“Congratulations, it’s a girl,” are welcome words in only a few societies. Even in this day and age, the United Nations reports a disproportionate number of boys born in China, Pakistan, India and in other Asian countries; a boy preference prevails.
We continue to read about how females are atrociously victimized for transgressing against certain religious and/or cultural customs – by stoning, acid disfiguration, “honor” executions and so on. These time-honored traditions have historically been none of our business, especially when the offending society does not contribute to our GDP and it’s all taking place “over there.”
Too many girls are prepared from birth to become victims – by law, custom, religion, ruling groups, and, often, by other women (sometimes their own mothers or other women holding onto slim margins of authority for themselves). Conspiratorial alliances abound. For example, how else can female genital mutilation continue without the consent and collusion of other females?
“Congratulations, it’s a boy” heralds the other half of the victimization duet. The baby boy born into a “closed” society is going to be prepared to victimize his “sisters.” There is collusion and consent abounding here, too. Surely the boys’ mothers watch them become acculturated and/or brainwashed into brutalizing girls, maybe even starting with herself. What’s a mother to do when she is dependent on a father or brother who himself probably perpetuates this hatred?
Where does it stop? How to begin?
I have always believed that all human beings should have an equal chance for survival and optimal development and should be given basic, universally humane treatment. I continue to find it difficult to wrap my mind around how entire societies continue the wholesale dismissal of the “other.”
But has female status ever been on par with that of males? And what can be done to enhance our status and make us more valuable to society at large?

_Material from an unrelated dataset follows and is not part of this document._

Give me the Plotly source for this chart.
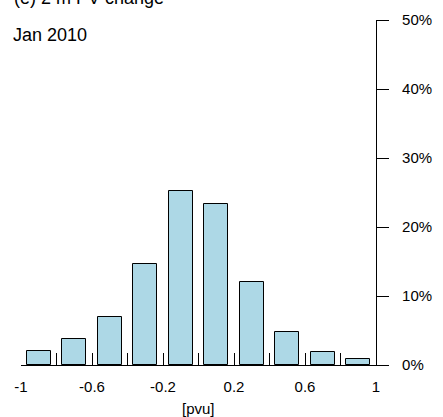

Just recently, I listened to an interview given by the author of a book about modern India and the phenomenon of New Delhi. He talked about how, despite the new wealth and rapid modernization of the society, the more “Western” and wealthy the society was becoming, the more families were returning to traditional customs, in growing fear of losing their ties to what made them essentially – (fill in the blank). And then he talked about his daughter. …
Is this part of what is happening in Nigeria? The backlash against Western education may, in part, be a statement of fear of loss. But what is being lost?
Let’s not be fooled for a minute into believing that Americans are free from narrow attitudes and violence against females. Just look at how the Warren Jeffers Latter Day Saints religious cult treats its girls and young boys. The girls and women are held hostage by home-grown terrorists to be used for the pleasure of older white men; the young boys are banished once they reach a certain age (brainwashed about their role in society). Look at what is happening in your own homes. Your neighbors’.
We call it ‘’domestic violence.”
And as I look at what is happening in Nigeria, I see how beliefs about the status of girls adversely affect the entire society; boys must suffer too. Much, if not all of this disparate treatment of females is done in the name of somebody’s interpretation of what God said. Oh, let me meet those gods.
The world is rising up in protest against the recent kidnapping of the hundreds of Nigerian school girls (reportedly there are hundreds of thousands of slaves in Nigeria), and, yes, I am as outraged as the next person about this type of violence. It has been going on for many years: female “enslavement,” chattel status, denial of humanity and all their inherited rights as such. Unfortunately, this type of practice is all too common and pervades every sector of every society.
Why? The Nigerian girls are at the mercy of a crazed group of fanatics who claim to be following the commands of Allah (God). But this group is not religious; it’s a group of thugs. And, yes, Western education is bad for the victimizer who clearly understands that an educated female cannot be as easily victimized. Clearly, it would be difficult for an open-minded man to believe that women are only chattel, one result of that “Wwestern” education.
A warning to those who would turn the kidnapping into an opportunity to debate the vagaries of Nigeria’s political, economic, military or warring religious factions. All these factors may be important on the geo-political front and, perhaps, will have some serious implications for the presidential elections next year.
Women around the world are watching and no longer just waiting to see how this incident ends. The demand for resolution has moved across the boundaries of nations and continents, crossing oceans, and has been taken up as a universal cry to #bringbackourgirls.
I think the cry should be #bringbackallourgirls. Bring them back from the crippling jaws of ignorance. Bring them back from the knife of the genital mutilators. Bring them back from the retributions of angry fathers, brothers and society elders. Bring them back from the brinks of insanity that springs forth from religious zealots. Bring us all back to equilibrium.
And bring back the boys who, from birth, should only be entitled to the same 50-50 chance of survival.
#bringbackourhumanity #bringbackourbrotherlylove #peacetoallonearth.